Stillwater Caves LLC, which represents the parties interested in the Wolf hotel project, provided the requested information, but Councilman Tom Weidner and Mayor Ken Harycki made it clear they were concerned about putting the TIF funds up front as part of the project’s equity.
“Why not set this up as a pay-as-you go model? Why do we need to put our money in as equity? What is the risk to us in doing that versus doing this as an up front payment,” Weidner said.
“I just want to make sure that this isn’t going to end up in people running to the hills with a big paycheck,” Harycki added.
Stillwater Caves representative Troy Hoekstra assured council that the $9 million project would not result in the group leaving with the city’s money.
“No one is heading for the hills so we can take that option off the table right now,” he said. “Why we can’t have a pay-as-you-go model is because the building is collapsing in certain areas and we need to use that money to shore up the building to make it a bankable product to even begin moving forward with the project at all. That, in itself, will cost at least $500,000, not to mention all the things we’d have to do to keep the building in line with the historical building guidelines established by the city that we intend to follow.”
Hoekstra said the total amount of the improvements that would fall into the historical guidelines could be $2 million. He also assured city officials that the group currently has four to five financially strong partners behind the project, but he did not reveal their names to council in the public portion of the meeting.

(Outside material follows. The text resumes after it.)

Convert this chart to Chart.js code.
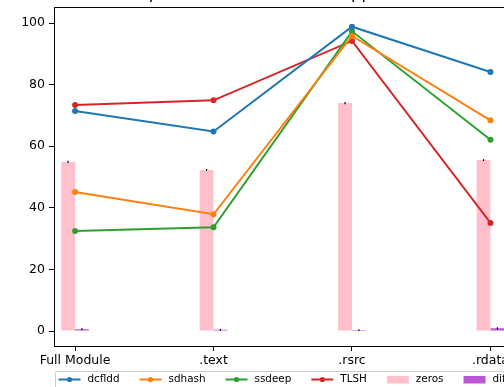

A situation with a business asking the city for TIF money up front has only happened once, according to City Attorney Dave Magnuson. He added that in that situation, TIF money was put up to save a manufacturing company and the jobs that went with it.
Magnuson said about 95 percent of TIF-funded projects have been based on a pay-as-you go model and if the council chose to go forward with the deal, a minimum assessment clause could be included in the agreement.
City Administrator Larry Hansen said Finance Director Sharon Harrison had very preliminary estimates showing the city being paid back the $1.15 million in 23 years if the project moves forward. Turnblad added that the Wolf building project fits all portions of established TIF requirements.
“This is one example of improving our downtown that we can do now. Remember that the conditions involved with TIF funding include suggestions about restoring historic buildings in our historical districts, and preserving the background of our city. TIF money is meant to be used by people like them and acts a way to benefit them and benefit us as well, and the risks we’d take aren’t unbearable. This is about the bigger picture, revitalizing our downtown,” said Councilman Doug Menikheim.
Councilman Ted Kozlowski asked what the worst case scenario could be. Magnuson said the worst case could be that the hotel would go broke and be unable to pay taxes. But he added that it’s hard for people to avoid paying taxes.
“This could be a significant amenity to the city if this project went forward,” Kozlowski said. “It’s the doorway to our downtown and I would hate for something terrible to happen to those historical buildings. If we put this off is there going to be anyone else who will be able to do this if the buildings are in worse condition. That wouldn’t be any help to them.”
Council members agreed to look at the Wolf building before they made any decisions. The council is expected to tour the buildings at a future date.